Place Where You Live:

The woodlot, Whitehorse, Yukon

Cutting winter's warmth.

Fifty miles south of the Yukon capital on a dirt road, too early for a Saturday morning in October, and I am late. Snow on the ground and I am roadside in grimy pants, 2 wool shirts, cold feet in cold rubber boots, chainsaw at my feet. Winter tried to arrive last week and I am just starting to fill the woodshed. Few people leave it this late; for most it’s been stacked and drying for months. However, my sole purpose for being here isn’t one of panic, a late season effort to get enough wood to warm me through a Yukon winter. I’m here to observe, to gain an awareness, to participate. Cutting wood is lonesome work; a necessary selfish act that sharpens senses frayed by days at a desk and immerses me in the world beyond over-priced produce and crowded parking lots.  

Observation: what is caught in the corner of the eye calls for closer inspection; a rotting tree with a crust of moss, squirrel middens crunching underfoot. Awareness: coal black ravens arrive against the winter sky, slipping back and forth like ash, settling to watch; a croak and gone silent as smoke into the falling snow. Participation: a passing conversation with dogsledders in a wood laden truck, truck and men worn by roads, rough use and one another. Through broken tooth smiles they agree wood is hard to find and winter is here. With a need for coffee they pass on.

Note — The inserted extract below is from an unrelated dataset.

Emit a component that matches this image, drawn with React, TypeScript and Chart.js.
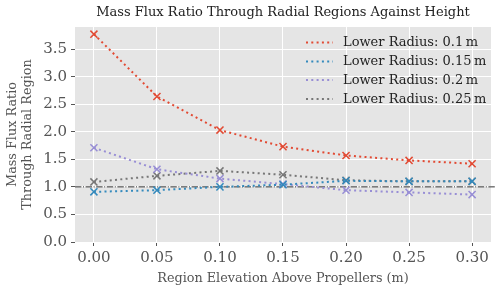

The woodlot is a kaleidoscope of experience; a spider scrabbling through water drops on tree bark; the mountain walls that rise above me a 100 m away. Amidst the threads of snow and the wet rocks above, a grizzly is denned in, secure for the winter. 

I know I will buy most of my wood this year. But I’m not here to save money. I’m here to shove my humanistic roots a little deeper into this cold hard Yukon ground, to seek guidance in answering the elemental question of my life: Is this home, is this where I belong?